#### [Task directions]
Copy out all the lines exactly. Omit pictures.

#### [Data extract]
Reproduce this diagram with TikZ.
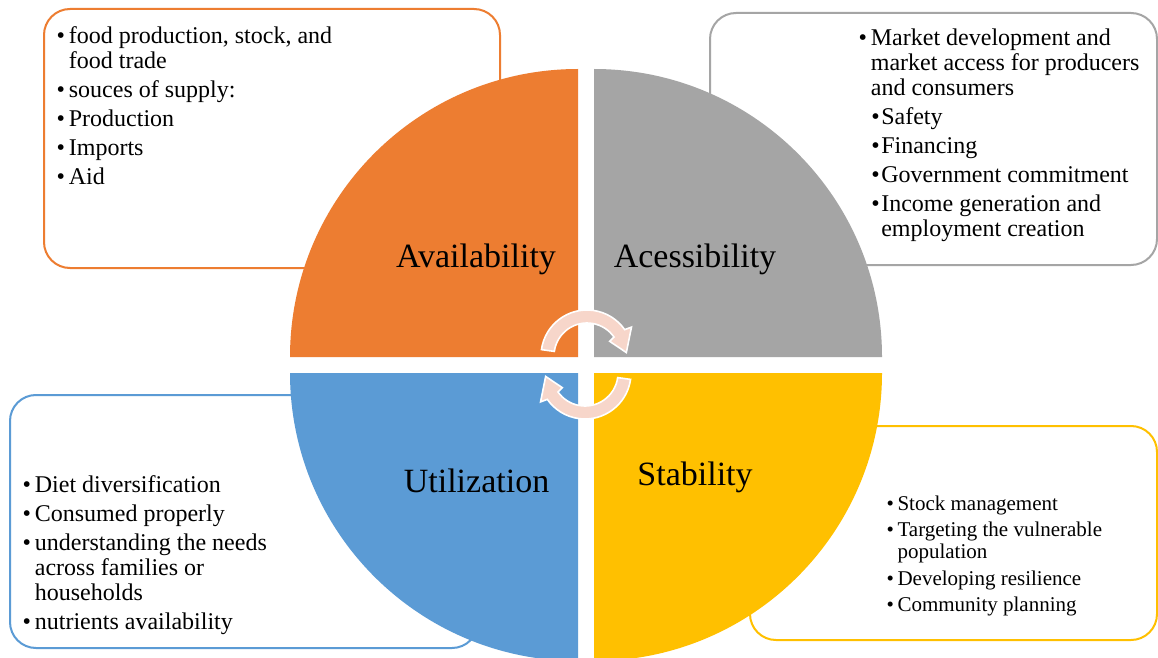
\documentclass[tikz,border=0pt]{standalone}
\usepackage{fontspec}
\setmainfont{Liberation Serif}
\usetikzlibrary{calc}

\definecolor{cOrange}{HTML}{ED7D31}
\definecolor{cGray}{HTML}{A5A5A5}
\definecolor{cBlue}{HTML}{5B9BD5}
\definecolor{cGold}{HTML}{FFC000}
\definecolor{cPink}{HTML}{F7D6CA}

% curved cycle arrow: #1 = centre, #2 = rotation in degrees
\newcommand{\cyclearrow}[2]{%
  \filldraw[arrowshape]
    ($(#1)+(172+#2:46)$) arc[start angle=172+#2, end angle=35+#2, radius=46]
    -- ($(#1)+(33+#2:53)$) -- ($(#1)+(5+#2:39.5)$) -- ($(#1)+(33+#2:27)$)
    -- ($(#1)+(35+#2:33)$) arc[start angle=35+#2, end angle=172+#2, radius=33]
    -- cycle;}

\tikzset{
  infobox/.style={draw=#1, line width=2pt, fill=white, rounded corners=26pt,
                  inner sep=0pt},
  listtext/.style={anchor=base west, inner sep=0pt, outer sep=0pt,
                   font=\fontsize{24}{25}\selectfont},
  smalllist/.style={anchor=base west, inner sep=0pt, outer sep=0pt,
                    font=\fontsize{21}{22}\selectfont},
  quadlabel/.style={anchor=base, inner sep=0pt, font=\fontsize{34}{38}\selectfont},
  arrowshape/.style={fill=cPink, draw=white, line width=1.6pt, line join=miter},
}

\begin{document}
\begin{tikzpicture}[x=1pt, y=1pt]
\useasboundingbox (0,0) rectangle (1158,657);
\fill[white] (0,0) rectangle (1158,657);
\clip (0,0) rectangle (1158,657);

% framed boxes behind the circle
\node[infobox=cOrange, minimum width=456, minimum height=259] (boxA) at (272,518.5) {};
\node[infobox=cGray,   minimum width=447, minimum height=252] (boxB) at (933.5,518) {};
\node[infobox=cBlue,   minimum width=468, minimum height=253] (boxC) at (244,135.5) {};
\node[infobox=cGold,   minimum width=407, minimum height=214] (boxD) at (953.5,124) {};

% the four quarter discs
\fill[cOrange] (578,300) -- ++(180:288) arc[start angle=180, end angle=90, radius=288] -- cycle;
\fill[cGray]   (594,300) -- ++(0:288)   arc[start angle=0,   end angle=90, radius=288] -- cycle;
\fill[cBlue]   (578,284) -- ++(180:288) arc[start angle=180, end angle=270, radius=288] -- cycle;
\fill[cGold]   (594,284) -- ++(0:288)   arc[start angle=0,   end angle=-90, radius=288] -- cycle;

% quadrant titles
\node[quadlabel] (tA) at (476,390) {Availability};
\node[quadlabel] (tB) at (695,390) {Acessibility};
\node[quadlabel] (tC) at (476.5,165) {Utilization};
\node[quadlabel] (tD) at (695,172) {Stability};

% cycle arrows in the middle
\coordinate (ctop) at (587,301);
\coordinate (cbot) at (585,284);
\cyclearrow{ctop}{0}
\cyclearrow{cbot}{180}

% bullet lists
\node[listtext] (lA) at (56.5,613) {%
\begin{tabular}[t]{@{}l@{\hspace{4pt}}l@{}}
• & food production, stock, and\\
  & food trade\\[4pt]
• & souces of supply:\\[4pt]
• & Production\\[4pt]
• & Imports\\[4pt]
• & Aid
\end{tabular}};

\node[listtext] (lB) at (858.5,611) {%
\begin{tabular}[t]{@{}l@{\hspace{4pt}}l@{}}
• & Market development and\\
  & market access for producers\\
  & and consumers\\[4pt]
  & \hspace{0.5pt}•\hspace{1.5pt}Safety\\[4pt]
  & \hspace{0.5pt}•\hspace{1.5pt}Financing\\[4pt]
  & \hspace{0.5pt}•\hspace{1.5pt}Government commitment\\[4pt]
  & \hspace{0.5pt}•\hspace{1.5pt}Income generation and\\
  & \hspace{0.5pt}\phantom{•}\hspace{1.5pt}employment creation
\end{tabular}};

\node[listtext] (lC) at (22.5,165) {%
\begin{tabular}[t]{@{}l@{\hspace{4pt}}l@{}}
• & Diet diversification\\[4pt]
• & Consumed properly\\[4pt]
• & understanding the needs\\
  & across families or\\
  & households\\[4pt]
• & nutrients availability
\end{tabular}};

\node[smalllist] (lD) at (886.7,147) {%
\begin{tabular}[t]{@{}l@{\hspace{3.5pt}}l@{}}
• & Stock management\\[4.5pt]
• & Targeting the vulnerable\\
  & population\\[4.5pt]
• & Developing resilience\\[4.5pt]
• & Community planning
\end{tabular}};
\end{tikzpicture}
\end{document}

#### [Result of this task]
Reproduce this diagram with TikZ.
\documentclass[tikz,border=0pt]{standalone}
\usepackage{fontspec}
\setmainfont{Liberation Serif}
\usetikzlibrary{calc}

\definecolor{cOrange}{HTML}{ED7D31}
\definecolor{cGray}{HTML}{A5A5A5}
\definecolor{cBlue}{HTML}{5B9BD5}
\definecolor{cGold}{HTML}{FFC000}
\definecolor{cPink}{HTML}{F7D6CA}

% curved cycle arrow: #1 = centre, #2 = rotation in degrees
\newcommand{\cyclearrow}[2]{%
  \filldraw[arrowshape]
    ($(#1)+(172+#2:46)$) arc[start angle=172+#2, end angle=35+#2, radius=46]
    -- ($(#1)+(33+#2:53)$) -- ($(#1)+(5+#2:39.5)$) -- ($(#1)+(33+#2:27)$)
    -- ($(#1)+(35+#2:33)$) arc[start angle=35+#2, end angle=172+#2, radius=33]
    -- cycle;}

\tikzset{
  infobox/.style={draw=#1, line width=2pt, fill=white, rounded corners=26pt,
                  inner sep=0pt},
  listtext/.style={anchor=base west, inner sep=0pt, outer sep=0pt,
                   font=\fontsize{24}{25}\selectfont},
  smalllist/.style={anchor=base west, inner sep=0pt, outer sep=0pt,
                    font=\fontsize{21}{22}\selectfont},
  quadlabel/.style={anchor=base, inner sep=0pt, font=\fontsize{34}{38}\selectfont},
  arrowshape/.style={fill=cPink, draw=white, line width=1.6pt, line join=miter},
}

\begin{document}
\begin{tikzpicture}[x=1pt, y=1pt]
\useasboundingbox (0,0) rectangle (1158,657);
\fill[white] (0,0) rectangle (1158,657);
\clip (0,0) rectangle (1158,657);

% framed boxes behind the circle
\node[infobox=cOrange, minimum width=456, minimum height=259] (boxA) at (272,518.5) {};
\node[infobox=cGray,   minimum width=447, minimum height=252] (boxB) at (933.5,518) {};
\node[infobox=cBlue,   minimum width=468, minimum height=253] (boxC) at (244,135.5) {};
\node[infobox=cGold,   minimum width=407, minimum height=214] (boxD) at (953.5,124) {};

% the four quarter discs
\fill[cOrange] (578,300) -- ++(180:288) arc[start angle=180, end angle=90, radius=288] -- cycle;
\fill[cGray]   (594,300) -- ++(0:288)   arc[start angle=0,   end angle=90, radius=288] -- cycle;
\fill[cBlue]   (578,284) -- ++(180:288) arc[start angle=180, end angle=270, radius=288] -- cycle;
\fill[cGold]   (594,284) -- ++(0:288)   arc[start angle=0,   end angle=-90, radius=288] -- cycle;

% quadrant titles
\node[quadlabel] (tA) at (476,390) {Availability};
\node[quadlabel] (tB) at (695,390) {Acessibility};
\node[quadlabel] (tC) at (476.5,165) {Utilization};
\node[quadlabel] (tD) at (695,172) {Stability};

% cycle arrows in the middle
\coordinate (ctop) at (587,301);
\coordinate (cbot) at (585,284);
\cyclearrow{ctop}{0}
\cyclearrow{cbot}{180}

% bullet lists
\node[listtext] (lA) at (56.5,613) {%
\begin{tabular}[t]{@{}l@{\hspace{4pt}}l@{}}
• & food production, stock, and\\
  & food trade\\[4pt]
• & souces of supply:\\[4pt]
• & Production\\[4pt]
• & Imports\\[4pt]
• & Aid
\end{tabular}};

\node[listtext] (lB) at (858.5,611) {%
\begin{tabular}[t]{@{}l@{\hspace{4pt}}l@{}}
• & Market development and\\
  & market access for producers\\
  & and consumers\\[4pt]
  & \hspace{0.5pt}•\hspace{1.5pt}Safety\\[4pt]
  & \hspace{0.5pt}•\hspace{1.5pt}Financing\\[4pt]
  & \hspace{0.5pt}•\hspace{1.5pt}Government commitment\\[4pt]
  & \hspace{0.5pt}•\hspace{1.5pt}Income generation and\\
  & \hspace{0.5pt}\phantom{•}\hspace{1.5pt}employment creation
\end{tabular}};

\node[listtext] (lC) at (22.5,165) {%
\begin{tabular}[t]{@{}l@{\hspace{4pt}}l@{}}
• & Diet diversification\\[4pt]
• & Consumed properly\\[4pt]
• & understanding the needs\\
  & across families or\\
  & households\\[4pt]
• & nutrients availability
\end{tabular}};

\node[smalllist] (lD) at (886.7,147) {%
\begin{tabular}[t]{@{}l@{\hspace{3.5pt}}l@{}}
• & Stock management\\[4.5pt]
• & Targeting the vulnerable\\
  & population\\[4.5pt]
• & Developing resilience\\[4.5pt]
• & Community planning
\end{tabular}};
\end{tikzpicture}
\end{document}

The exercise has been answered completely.